Despite the hopes and prayers of forwards throughout the league, Nicklas Lidstrom doesn't look any more beatable at 39 (soon to be 40 on April 28) than he did at 29.
Then there's rookie surprise Jimmy Howard in net.
Howard provides what Detroit's opponents hope will be a much needed equalizer as he remains Detroit's largest question mark.
It isn't a question of Howard's ability or competitiveness, he's proved to have high doses of both this season.
Rather, it is the fact that, like many of his conference colleagues, he has exactly zero playoff experience.
Despite the team's confidence in Howard, writing off his lack of experience as anything but a legitimate concern would be foolhardy.
It may very well be the case that Howard stumbles out of the gate as a first-time playoff starter and could put Detroit behind the eight ball in the first round.
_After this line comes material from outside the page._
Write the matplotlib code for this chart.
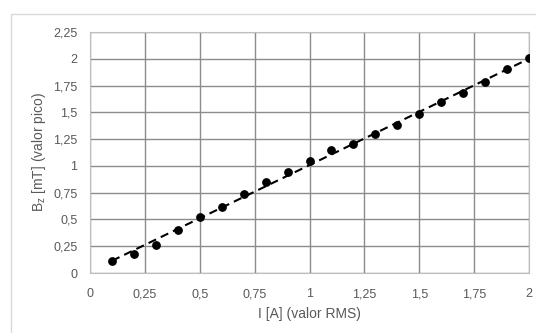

Though some teams may be crossing their fingers for this to happen, the alternative may be worse.
For no team in the league, sans Detroit, has a three-time Stanley Cup winner riding the pine with the uncanny ability to come off the bench and suddenly turn into the best goalie in the playoffs.
Chris Osgood is Detroit's unlikely ace in the hole.
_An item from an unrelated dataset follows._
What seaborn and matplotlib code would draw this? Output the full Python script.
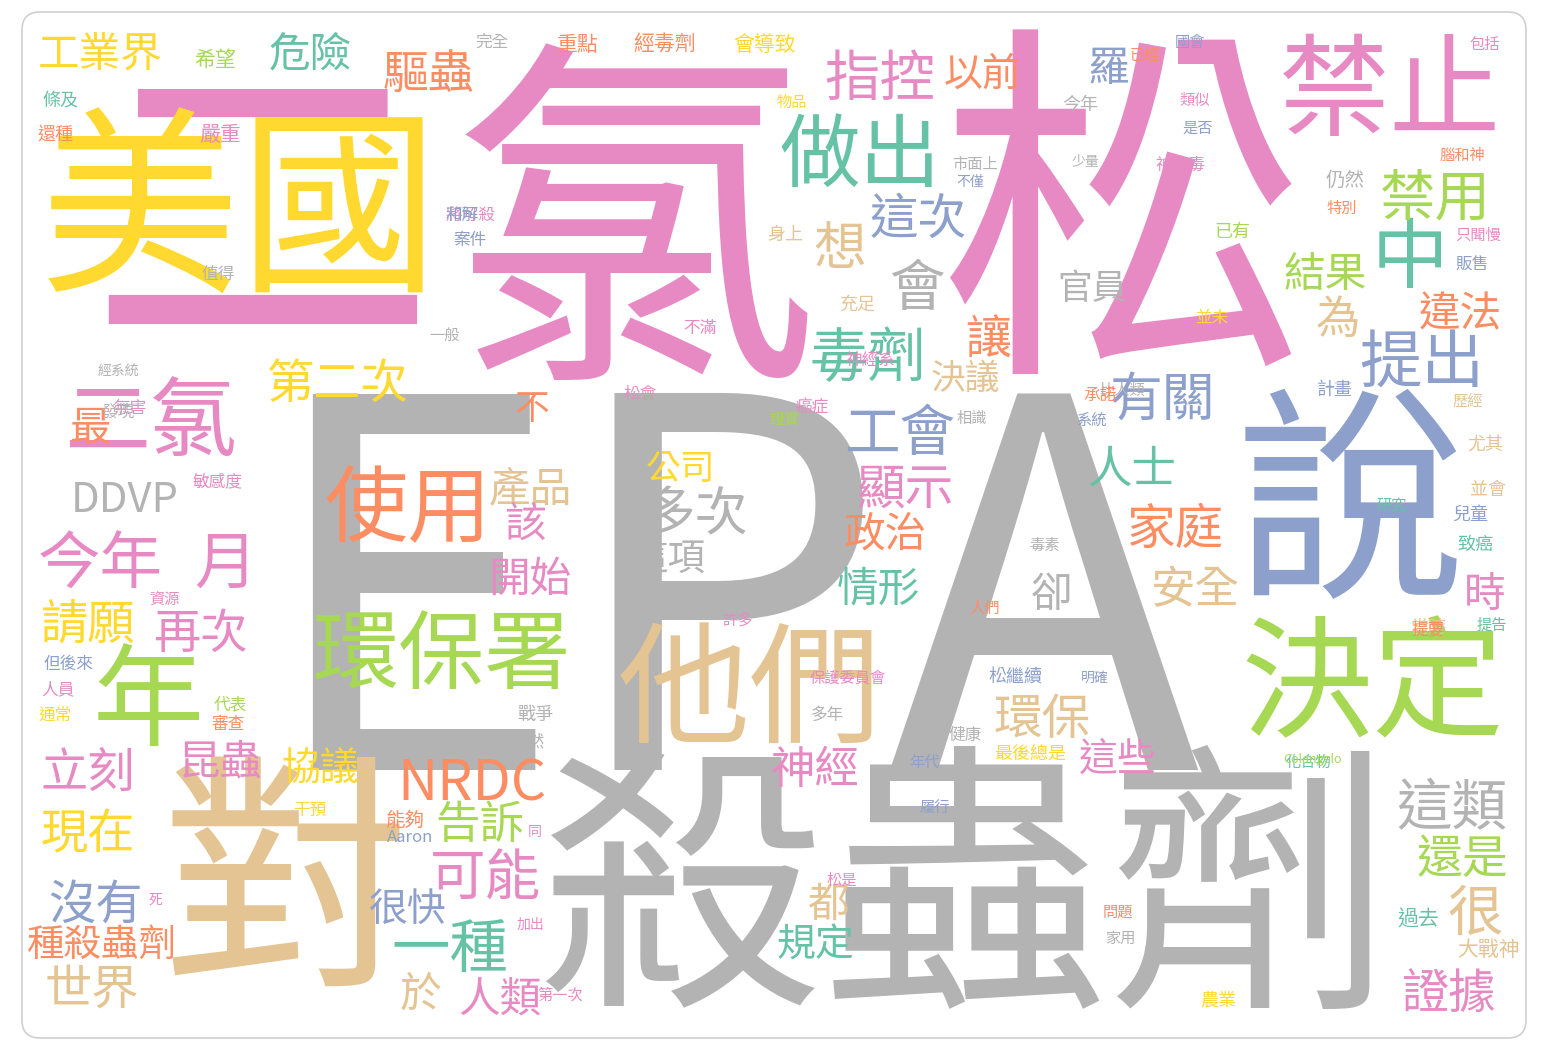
import matplotlib
matplotlib.use("Agg")
import matplotlib.pyplot as plt
import seaborn as sns
from matplotlib.patches import FancyBboxPatch

sns.set_theme(style="white")
plt.rcParams['font.family'] = ['Noto Sans CJK TC', 'DejaVu Sans']

pal = sns.color_palette("Set2", 8).as_hex()
# Set2: 0 teal,1 orange,2 blue,3 pink,4 green,5 yellow,6 tan,7 gray
words = ["二","EPA","氯","松","美國","殺蟲劑","對","說","禁止","做出","指控","決定","他們","環保署","使用",
         "二氯","年","今年","月","DDVP","第二次","毒劑","工會","中","禁用","提出","違法","結果","為","有關",
         "人士","家庭","安全","時","這類","還是","很","證據","這次","想","會","讓","決議","以前","羅","官員",
         "顯示","政治","情形","多次","公司","這項","產品","該","開始","不","再次","請願","立刻","昆蟲","協議",
         "現在","沒有","種殺蟲劑","世界","NRDC","告訴","可能","很快","一種","於","人類","環保","神經","這些",
         "都","規定","卻","工業界","危險","驅蟲","最","希望","完全","重點","經毒劑","會導致","條及","還種","嚴重",
         "將可殺","和解","案件","值得","統高","無害","發現","敏感度","資源","但後來","人員","通常","代表","審查",
         "干預","能夠","Aaron","戰爭","天然","多年","健康","年代","最後總是","化合物","Colangelo","農業","大戰神",
         "過去","家用","問題","第一次","身上","充足","神經系","癌症","相識","系統","比人類","計畫","歷經","尤其",
         "並會","研究","兒童","致癌","提告","當時","提要","毒素","人們","許多","保護委員會","松繼續","明確",
         "仍然","特別","只聞慢","販售","腦和神","已有","少量","神經毒","類似","是否","今年","包括","國會","已經",
         "物品","市面上","不僅","不滿","並未","承諾","經系統","一般","證實","松會","履行","松是","同","加出","死"]
sizes = [250,370,262,270,144,205,180,165,80,58,40,95,95,62,60,
         62,80,45,45,30,34,42,40,55,40,45,30,30,32,38,
         32,35,32,30,40,33,40,34,35,38,40,33,25,28,30,25,
         35,30,30,38,25,27,30,30,30,25,34,34,34,30,28,
         34,34,27,34,40,32,40,28,42,30,30,35,32,28,
         30,28,30,30,30,33,30,15,12,15,15,15,13,13,15,
         12,12,12,12,12,12,12,12,11,12,12,12,12,12,
         12,14,12,13,12,12,12,11,13,11,9,13,15,
         15,11,11,11,13,13,12,12,11,11,11,13,11,13,
         13,11,13,13,11,13,12,11,11,11,11,13,10,
         14,11,11,12,11,13,10,12,11,11,13,11,11,11,
         11,11,10,12,12,12,10,11,11,12,11,11,10,10,10]
colors = [3,7,3,3,5,7,6,2,3,0,3,4,6,4,1,
          3,4,3,3,7,5,0,2,0,4,2,1,4,6,2,
          0,1,6,3,7,4,6,3,2,6,7,1,6,1,2,7,
          3,1,0,7,5,7,6,3,3,1,3,5,3,3,5,
          5,2,1,6,1,4,3,2,0,6,3,6,3,3,
          6,0,7,5,0,1,1,4,7,1,1,5,0,1,3,
          3,2,2,7,3,3,7,3,3,2,3,5,4,1,
          5,1,2,7,7,7,7,2,5,0,4,5,6,
          0,7,1,3,6,6,3,3,7,2,7,2,6,6,
          6,0,2,0,0,6,1,7,1,3,3,2,2,
          7,1,3,2,1,4,7,3,3,2,7,3,2,1,
          5,7,2,3,5,1,7,7,4,3,2,3,3,3,3]
xs = [262,730,635,1125,240,965,285,1350,1390,860,880,1372,750,442,408,
      150,148,100,225,125,338,868,900,1410,1435,1422,1460,1325,1338,1162,
      1132,1175,1195,1485,1452,1462,1475,1448,918,840,918,988,965,983,1108,1092,
      905,885,878,695,680,668,530,525,530,532,200,88,88,220,320,
      88,95,102,92,472,480,485,408,450,420,500,1042,815,1118,
      828,815,1052,100,310,428,90,215,492,578,665,765,60,55,220,
      470,462,470,218,138,130,118,218,165,68,58,55,230,228,
      310,405,410,535,528,828,965,925,1030,1308,1312,1218,1488,
      1418,1120,1118,560,785,858,870,812,972,1092,1122,1335,1468,1485,
      1488,1392,1470,1475,1492,1428,1428,1045,985,738,848,1015,1095,
      1345,1342,1478,1472,1462,1232,1085,1180,1195,1198,1080,1485,1190,1145,
      792,975,970,700,1212,1100,118,445,785,640,935,842,535,530,155]
ys = [232,625,248,238,220,905,895,515,95,158,80,690,695,658,510,
      425,705,565,565,500,385,360,435,260,200,365,315,275,320,400,
      470,530,590,595,810,860,915,995,220,250,290,340,380,75,70,290,
      490,535,590,515,470,560,490,525,580,410,635,625,775,763,770,
      835,905,945,990,785,825,880,910,950,995,1000,720,770,760,
      905,945,595,55,55,75,430,60,42,45,45,45,100,135,135,
      215,215,240,275,310,408,412,482,600,665,690,715,705,725,
      810,820,838,715,742,715,735,762,755,762,760,1000,950,
      920,938,912,995,235,305,360,408,418,420,390,390,402,445,
      490,505,515,545,625,628,630,545,608,620,678,678,678,
      180,208,235,265,155,232,162,165,100,128,105,45,42,55,
      102,165,182,328,318,395,372,335,420,395,808,880,832,925,900]

fig = plt.figure(figsize=(15.48, 10.52), dpi=100)
ax = fig.add_axes([0, 0, 1, 1])
ax.set_xlim(0, 1548)
ax.set_ylim(1052, 0)
ax.axis("off")
ax.add_patch(FancyBboxPatch((22, 12), 1504, 1026, boxstyle="round,pad=0,rounding_size=18",
                            fc="white", ec="#d0d0d0", lw=1.2))
n = min(len(words), len(sizes), len(colors), len(xs), len(ys))
for i in range(n):
    ax.text(xs[i], ys[i], words[i], fontsize=sizes[i], color=pal[colors[i]],
            ha="center", va="center")
fig.savefig("out.png", dpi=100)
Though he's turned in yet another miserable regular season, Osgood has proved time and again that, when it's time to win a playoff series, he's more than capable of answering the call.
Lastly, a word must be said about Detroit's coach.
Mike Babcock has already won a championship this year, in February with Team Canada.
This not only provided a valuable addition to Babcock's coaching credentials, but a unique opportunity to get to know the best players on teams he could face as playoff opponents.
Though he expressed his admiration for players like Patrick Marleau, Joe Thornton, Jonathan Toews, and Roberto Luongo, no coach worth his salt spends any significant amount of time marveling at his players' strengths.
No, a coach devotes himself to picking out each player's weaknesses in an effort to make them better.
What situations tend to put them off their game? Do they get rattled? What bad habits do they tend to exhibit and when do they exhibit them?
These are the things Mike Babcock spent a significant amount of time figuring out while with Team Canada, for even the best players in the world have some flaws and Mike Babcock is about to share this knowledge with 23 men in red in the hope that they'll put it to good use.
If there has ever been a bottom-seed team with more talent, experience, and coaching ability than the 2009-10 Detroit Red Wings, seriously, let me know, because I can't think of one.
Citing all of the above, let me know join the chorus, "Nobody wants to play the Detroit Red Wings in the first round."
While I'm at it, let me leave you with an equally enlightening thought, "Water is wet."